I recently read an article The Generative AI Conversation Hub of the University: Positioning Reflection and Skill-Building in the Daily Work of Library Practitioners in the Journal of Library Administration.
It explores the approach that a library team at the University of Western Sydney has taken in bringing their staff on board their AI learning journey, and then positing the library as being the subject specialists for the university community in facilitating ongoing conversations around AI.
There's a lot to unpack in that article. It filled me me with a combination of hope, dread and elements of "I'm glad somebody's taking this work on but also I'm glad it's not me."

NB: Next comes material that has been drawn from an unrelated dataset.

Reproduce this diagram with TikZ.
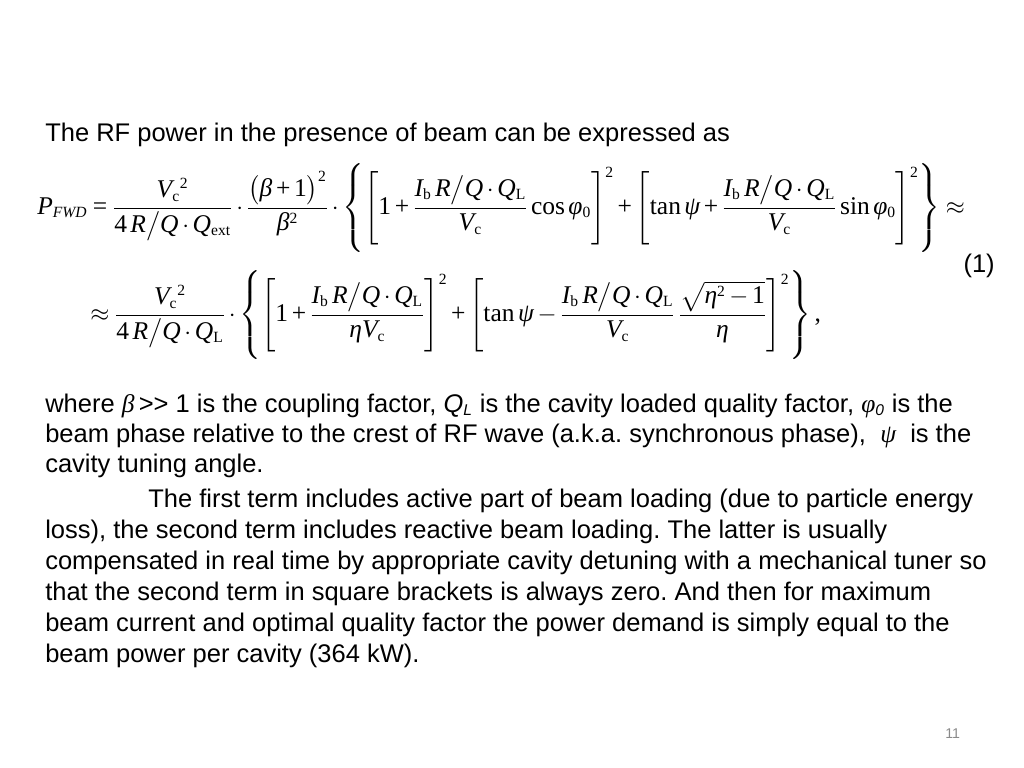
\documentclass[tikz,border=0pt]{standalone}
\usepackage{amsmath}
\usepackage[no-math]{fontspec}
\setmainfont{Liberation Sans}
\newfontfamily\eqserif{Liberation Serif}[NFSSFamily=libser]
\DeclareSymbolFont{letters}{TU}{libser}{m}{it}
\DeclareSymbolFont{operators}{TU}{libser}{m}{n}
\DeclareMathSizes{18}{18}{11}{8}
\usetikzlibrary{positioning}

% greek letters taken from the serif font
\Umathchardef\beta="0 "1 "03B2
\Umathchardef\eta="0 "1 "03B7
\Umathchardef\psi="0 "1 "03C8
\Umathchardef\varphi="0 "1 "03C6
\delcode`\/="30E30E
\newcommand{\eqcomma}{\mathpunct{\mathchar"002C}}
\frenchspacing

\tikzset{
  txt/.style={anchor=base west, inner sep=0pt, font=\fontsize{18}{21.6}\selectfont},
  eqn/.style={anchor=west, inner sep=0pt, font=\fontsize{18}{21.6}\selectfont,
    execute at begin node={\medmuskip=2.7mu plus 1mu\thickmuskip=4mu plus 2mu\thinmuskip=2.5mu}},
}

\begin{document}
\begin{tikzpicture}[x=0.705762pt, y=-0.705762pt]

\useasboundingbox (0,0) rectangle (1024,768);

\node (Intro) at (45,142) [txt]{The RF power in the presence of beam can be expressed as};

\node (EqLineA) at (37,208) [eqn]{$\displaystyle P_{FWD}=\frac{V_{\mathrm{c}}{}^{2}}{4\,R\big/Q\cdot Q_{\mathrm{ext}}}\cdot\frac{\bigl(\beta+1\bigr)^{2}}{\beta^{2}}\cdot\left\{\left[1+\frac{I_{\mathrm{b}}\,R\big/Q\cdot Q_{\mathrm{L}}}{V_{\mathrm{c}}}\cos\varphi_{0}\right]^{2}+\left[\tan\psi+\frac{I_{\mathrm{b}}\,R\big/Q\cdot Q_{\mathrm{L}}}{V_{\mathrm{c}}}\sin\varphi_{0}\right]^{2}\right\}\approx$};
\node (EqNumber) at (995,272) [txt, anchor=base east]{(1)};
\node (EqLineB) at (90,315) [eqn]{$\displaystyle \approx\frac{V_{\mathrm{c}}{}^{2}}{4\,R\big/Q\cdot Q_{\mathrm{L}}}\cdot\left\{\left[1+\frac{I_{\mathrm{b}}\,R\big/Q\cdot Q_{\mathrm{L}}}{\eta V_{\mathrm{c}}}\right]^{2}+\left[\tan\psi-\frac{I_{\mathrm{b}}\,R\big/Q\cdot Q_{\mathrm{L}}}{V_{\mathrm{c}}}\,\frac{\sqrt{\eta^{2}-1}}{\eta}\right]^{2}\right\}\eqcomma$};

\node (WhereA) at (45,412) [txt]{where $\beta$\,>{}> 1 is the coupling factor, \textit{Q\textsubscript{L}} is the cavity loaded quality factor, $\varphi$\textsubscript{\textit{0}} is the};
\node (WhereB) at (45,442) [txt]{beam phase relative to the crest of RF wave (a.k.a. synchronous phase), ~$\psi$~ is the};
\node (WhereC) at (45,472) [txt]{cavity tuning angle.};

\node (TermA) at (148,507) [txt]{The first term includes active part of beam loading (due to particle energy};
\node (TermB) at (45,538) [txt]{loss), the second term includes reactive beam loading. The latter is usually};
\node (TermC) at (45,569) [txt]{compensated in real time by appropriate cavity detuning with a mechanical tuner so};
\node (TermD) at (45,600) [txt]{that the second term in square brackets is always zero. And then for maximum};
\node (TermE) at (45,631) [txt]{beam current and optimal quality factor the power demand is simply equal to the};
\node (TermF) at (45,662) [txt]{beam power per cavity (364 kW).};

\node (PageNo) at (945,738) [txt, font=\fontsize{10}{12}\selectfont, text=black!46]{11};

\end{tikzpicture}
\end{document}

The mention of the "23 things / learning 2.0" triggered a very specific memory for me. Back in the late 2000s, when I was working in public libraries, there was a big push to deliver this training to all library staff through online training modules focused on 23 different social media tools. Personally, I was all for it. I felt very passionately that, as information professionals, we needed to be on top of social media trends as an integral part of our professional work - and as a way to stay relevant to a constantly changing information society.

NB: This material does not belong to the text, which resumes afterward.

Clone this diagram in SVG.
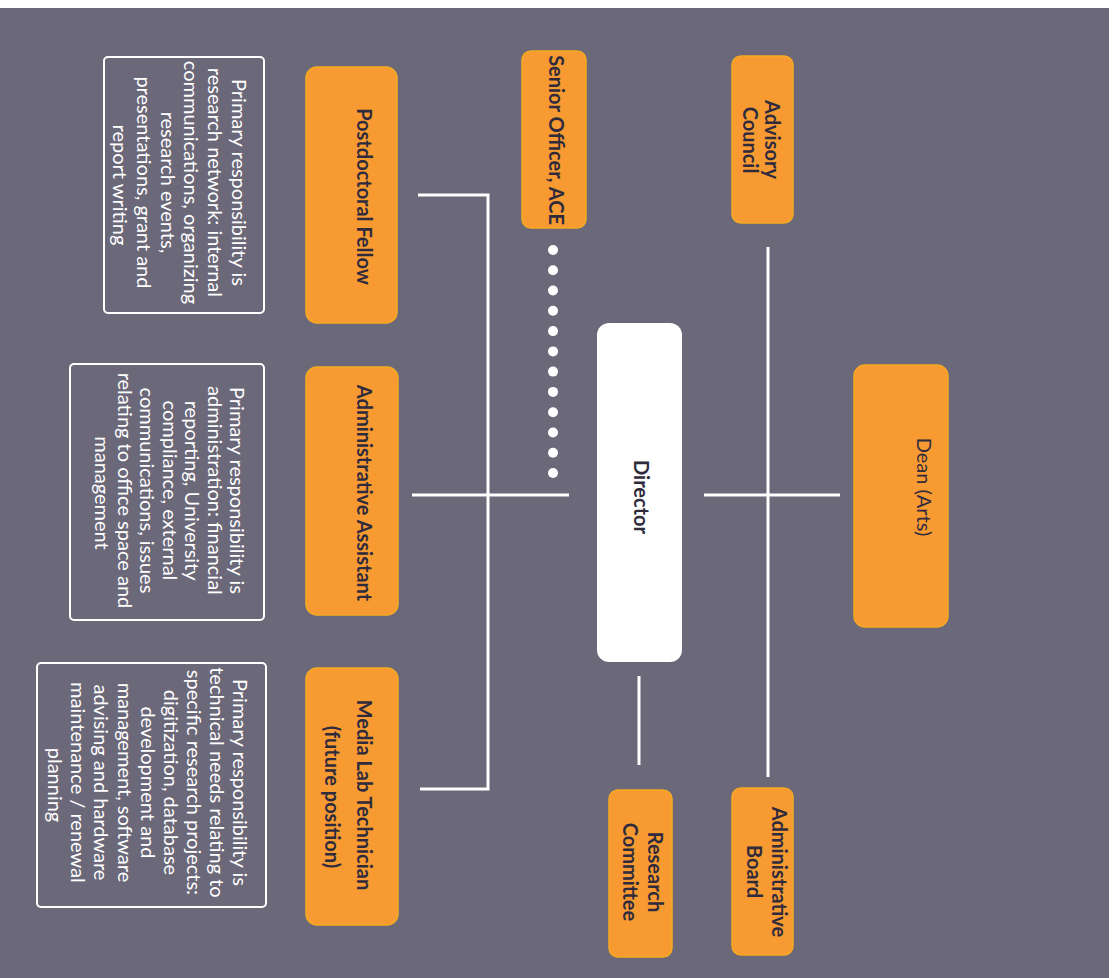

There was, of course, pushback at the time. Plenty of librarians saying, "it's just a fad" or "this has absolutely nothing to do with my professional work" or "I've got actual work to do, please stop trying to waste my time with this nonsense." I was pretty disparaging of these attitudes. I had so much hope for the future of social media - a people-led information utopia where gatekeeping was shunned and we lived in a community-led participatory online society.
Yet, 20'ish years later, here we are. Social media is not what we hoped it to be. Maybe the naysayers were right.
And now, the next big disruptive technology event has arrived in the form of AI. I daresay that we're all a bit more pessimistic about the opportunities that it will provide - especially with all the ethical problems that generative AI have already caused. I wouldn't judge anybody for wanting to push back and ask if this is the kind of technology that we want to rule our future way of life.
I am all for maintaining professional knowledge through curiosity, experimentation and play - a big theme for the 23 things approach. However, we also need to consider - is this technology doing any harm? What consequences will there be for adopting this as a mainstream technological tool. Before we get too preoccupied on whether we could, can we stop and think about whether we should? (To paraphrase Dr Ian Malcolm).